TASK REQUIREMENTS: The line holding "could be oxidized" is the last one to output; start at the first line of the data, keep every line in between exactly, and leave out pictures.

SOURCE MATERIAL:
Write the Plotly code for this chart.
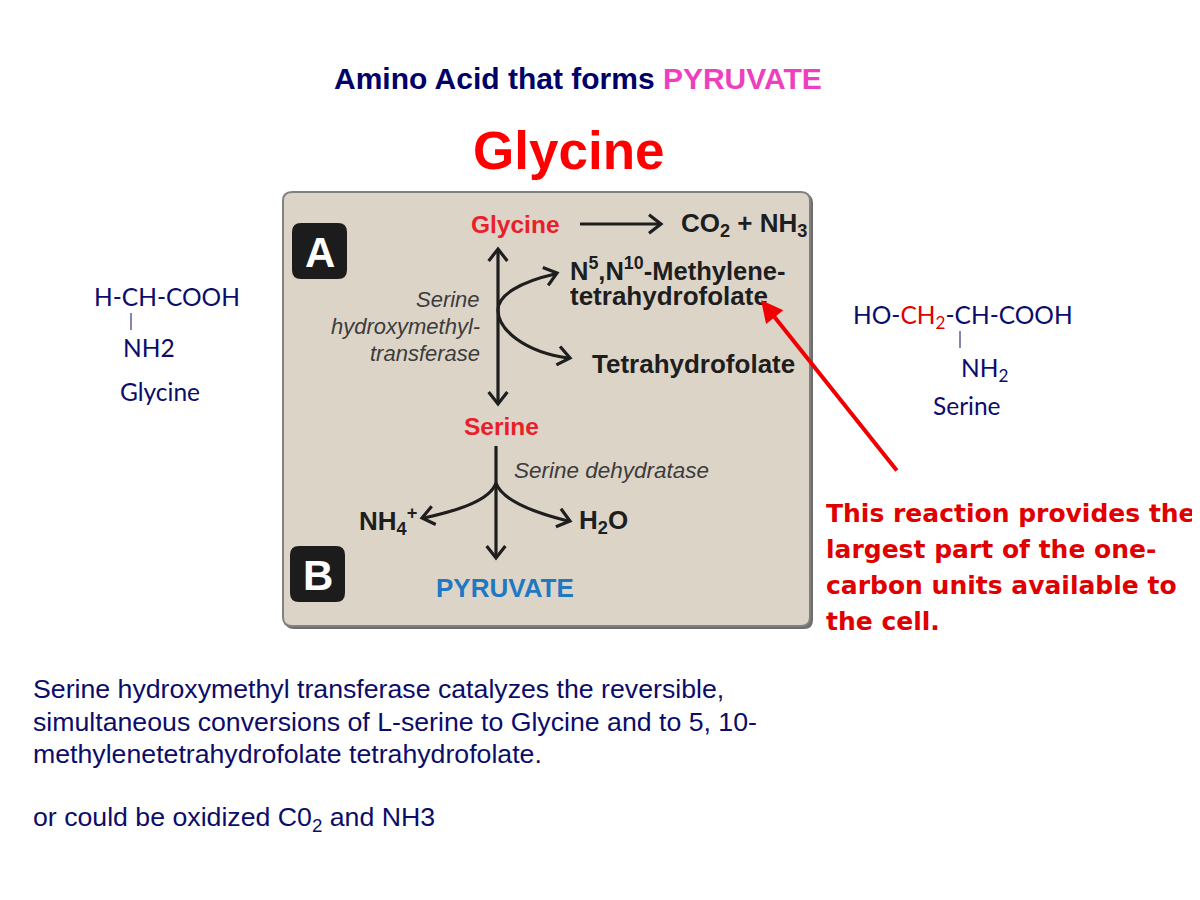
import plotly.graph_objects as go

# ---- text content of the slide ----
title_text = "Amino Acid that forms "
title_highlight = "PYRUVATE"
heading = "Glycine"

panel_letters = ["A", "B"]
top_nodes = ["Glycine", "CO<sub>2</sub> + NH<sub>3</sub>",
             "N<sup>5</sup>,N<sup>10</sup>-Methylene-", "tetrahydrofolate",
             "Tetrahydrofolate"]
enzyme_a = ["Serine", "hydroxymethyl-", "transferase"]
bottom_nodes = ["Serine", "NH<sub>4</sub><sup>+</sup>", "H<sub>2</sub>O", "PYRUVATE"]
enzyme_b = "Serine dehydratase"

glycine_formula = ["H-CH-COOH", "NH2", "Glycine"]
serine_formula = ["HO-<span style='color:#e00000'>CH<sub>2</sub></span>-CH-COOH",
                  "NH<sub>2</sub>", "Serine"]

note_lines = ["This reaction provides the", "largest part of the one-",
              "carbon units available to", "the cell."]
body_lines = ["Serine hydroxymethyl transferase catalyzes the reversible,",
              "simultaneous conversions of L-serine to Glycine and to 5, 10-",
              "methylenetetrahydrofolate tetrahydrofolate.",
              "",
              "or could be oxidized C0<sub>2</sub> and NH3"]

NAVY = "#0c0c6a"
INK = "#1e1e1e"
ARIAL = "Liberation Sans, Arial, sans-serif"
CALI = "Lato, Open Sans, sans-serif"
TAHOMA = "DejaVu Sans, Verdana, sans-serif"

fig = go.Figure()
shapes = []
ann = []


def text(x, y, s, size, color, anchor="left", bold=False, italic=False, family=ARIAL):
    if bold:
        s = "<b>" + s + "</b>"
    if italic:
        s = "<i>" + s + "</i>"
    ann.append(dict(x=x, y=y, xref="x", yref="y", text=s, showarrow=False,
                    xanchor=anchor, yanchor="middle",
                    font=dict(size=size, color=color, family=family)))


def rounded(x0, y0, x1, y1, r):
    return (f"M {x0+r},{y0} L {x1-r},{y0} Q {x1},{y0} {x1},{y0+r} "
            f"L {x1},{y1-r} Q {x1},{y1} {x1-r},{y1} L {x0+r},{y1} "
            f"Q {x0},{y1} {x0},{y1-r} L {x0},{y0+r} Q {x0},{y0} {x0+r},{y0} Z")


def chevron(tx, ty, dx, dy, size=12):
    # open arrow head at (tx, ty) pointing along (dx, dy)
    n = (dx * dx + dy * dy) ** 0.5
    ux, uy = dx / n, dy / n
    px, py = -uy, ux
    bx, by = tx - ux * size, ty - uy * size
    w = size * 0.78
    return f"M {bx+px*w},{by+py*w} L {tx},{ty} L {bx-px*w},{by-py*w}"


def ink(path, width=3.2, color=INK):
    shapes.append(dict(type="path", path=path, xref="x", yref="y",
                       line=dict(color=color, width=width)))


# ---- titles ----
text(578, 78, title_text + f"<span style='color:#ee3fc0'>{title_highlight}</span>",
     30, "#000066", anchor="center", bold=True)
text(568, 150, heading, 53, "#ff0000", anchor="center", bold=True)

# ---- figure panel ----
shapes.append(dict(type="path", path=rounded(285, 194, 813, 629, 9), xref="x", yref="y",
                   fillcolor="#6e6e6e", line=dict(width=0)))
shapes.append(dict(type="path", path=rounded(283, 192, 810, 626, 9), xref="x", yref="y",
                   fillcolor="#ddd4c8", line=dict(color="#808080", width=2)))
for (bx, by), letter in zip([(292, 223), (290, 546)], panel_letters):
    shapes.append(dict(type="path", path=rounded(bx, by, bx + 55, by + 56, 9), xref="x", yref="y",
                       fillcolor="#1c1c1c", line=dict(width=0)))
    text(bx + 27.5, by + 29, letter, 42, "white", anchor="center", bold=True)

# panel A
text(515, 224, top_nodes[0], 24.5, "#e8202a", anchor="center", bold=True)
ink("M 580,224 L 660,224")
ink(chevron(661, 224, 1, 0))
text(679, 224, top_nodes[1], 26, INK, bold=True)
text(568, 269, top_nodes[2], 25.5, INK, bold=True)
text(568, 296, top_nodes[3], 26, INK, bold=True)
text(590, 364, top_nodes[4], 26, INK, bold=True)
for i, s in enumerate(enzyme_a):
    text(482, 299 + 27 * i, s, 22, "#3c3c3c", anchor="right", italic=True)
ink("M 498,252 L 498,402")
ink(chevron(498, 249, 0, -1))
ink(chevron(498, 404, 0, 1))
ink("M 555,274 C 520,282 498,295 498,310 C 498,330 525,352 568,358")
ink(chevron(557, 273, 1, -0.3))
ink(chevron(570, 358, 1, 0.2))

# panel B
text(501, 426, bottom_nodes[0], 24.5, "#e8202a", anchor="center", bold=True)
text(512, 470, enzyme_b, 22.5, "#3c3c3c", italic=True)
ink("M 496,446 L 496,556")
ink(chevron(496, 558, 0, 1))
ink("M 496,483 C 490,500 460,510 424,518")
ink(chevron(422, 518, -1, 0.22))
ink("M 496,483 C 502,500 532,512 568,521")
ink(chevron(570, 521, 1, 0.28))
text(419, 521, bottom_nodes[1], 26, INK, anchor="right", bold=True)
text(577, 521, bottom_nodes[2], 26, INK, bold=True)
text(505, 588, bottom_nodes[3], 26, "#1f78c1", anchor="center", bold=True)

# ---- structures ----
text(92, 296, glycine_formula[0], 24.5, NAVY, family=CALI)
shapes.append(dict(type="line", x0=131, x1=131, y0=313, y1=330, xref="x", yref="y",
                   line=dict(color=NAVY, width=1)))
text(121, 347, glycine_formula[1], 24.5, NAVY, family=CALI)
text(118, 391, glycine_formula[2], 24.5, NAVY, family=CALI)

text(851, 316, serine_formula[0], 24.5, NAVY, family=CALI)
shapes.append(dict(type="line", x0=960, x1=960, y0=331, y1=348, xref="x", yref="y",
                   line=dict(color=NAVY, width=1)))
text(959, 369, serine_formula[1], 24.5, NAVY, family=CALI)
text(931, 405, serine_formula[2], 24.5, NAVY, family=CALI)

# ---- red note with arrow ----
ann.append(dict(x=761, y=300, ax=898, ay=472, xref="x", yref="y", axref="x", ayref="y",
                text="", showarrow=True, arrowhead=2, arrowsize=1.1, arrowwidth=4,
                arrowcolor="#f00000", standoff=0))
for i, s in enumerate(note_lines):
    text(824, 513 + 36 * i, s, 25, "#e00000", bold=True, family=TAHOMA)

# ---- body text ----
for i, s in enumerate(body_lines):
    if s:
        text(31, 689 + 32.5 * i, s, 26.7, NAVY)

fig.update_layout(
    width=1200, height=900, autosize=False,
    margin=dict(l=0, r=0, t=0, b=0),
    paper_bgcolor="white", plot_bgcolor="white",
    # page body adds an 8px offset, so the ranges are shifted to compensate
    xaxis=dict(range=[8, 1208], visible=False, fixedrange=True),
    yaxis=dict(range=[908, 8], visible=False, fixedrange=True),
    shapes=shapes, annotations=ann, showlegend=False,
)
fig.write_html("out.html")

FINISHED TASK:
Write the Plotly code for this chart.
import plotly.graph_objects as go

# ---- text content of the slide ----
title_text = "Amino Acid that forms "
title_highlight = "PYRUVATE"
heading = "Glycine"

panel_letters = ["A", "B"]
top_nodes = ["Glycine", "CO<sub>2</sub> + NH<sub>3</sub>",
             "N<sup>5</sup>,N<sup>10</sup>-Methylene-", "tetrahydrofolate",
             "Tetrahydrofolate"]
enzyme_a = ["Serine", "hydroxymethyl-", "transferase"]
bottom_nodes = ["Serine", "NH<sub>4</sub><sup>+</sup>", "H<sub>2</sub>O", "PYRUVATE"]
enzyme_b = "Serine dehydratase"

glycine_formula = ["H-CH-COOH", "NH2", "Glycine"]
serine_formula = ["HO-<span style='color:#e00000'>CH<sub>2</sub></span>-CH-COOH",
                  "NH<sub>2</sub>", "Serine"]

note_lines = ["This reaction provides the", "largest part of the one-",
              "carbon units available to", "the cell."]
body_lines = ["Serine hydroxymethyl transferase catalyzes the reversible,",
              "simultaneous conversions of L-serine to Glycine and to 5, 10-",
              "methylenetetrahydrofolate tetrahydrofolate.",
              "",
              "or could be oxidized C0<sub>2</sub> and NH3"]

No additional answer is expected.